The battlefield defeat of the self-styled Islamic State in eastern Syria and western Iraq is far from certain but increasingly likely. Iraqi government forces, in conjunction with Shiite and Kurdish militias, are slowly liberating Mosul, the largest city the Islamic State has conquered. While the Syrian government is less concerned with the group than with other rebel forces it faces, a Kurdish-Arab militia alliance called the Syrian Democratic Forces is pushing toward Raqqa, the Islamic State’s most important stronghold after Mosul.
In parallel, a global coalition led by the United States is undercutting the group’s economic base. The extremists still control significant funds, but their profits and revenues have dropped dramatically. This has not stopped the Islamic State from coordinating terrorist attacks but is eroding its conventional military power.

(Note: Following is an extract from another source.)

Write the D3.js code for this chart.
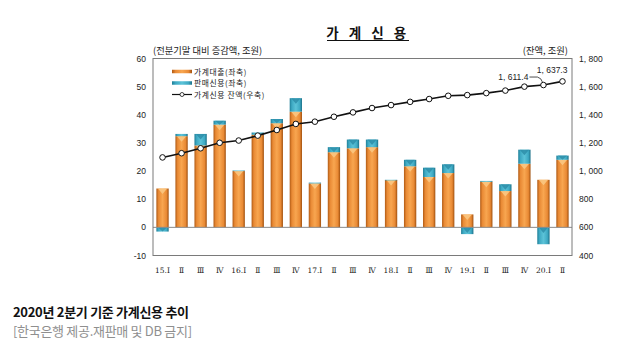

Driving the Islamic State out of Syria and Iraq would be seen as good news in the United States and Europe but would not represent a decisive victory. If the group loses what it calls its “caliphate” in Syria and Iraq, it will probably devote even more resources to terrorism abroad. In an even broader sense, the Islamic State and the fight against it has become so deeply ingrained in the politics of the Islamic world and the global security system that its battlefield defeat will see both winners and losers. American policymakers must be sensitive to this as they craft a way forward.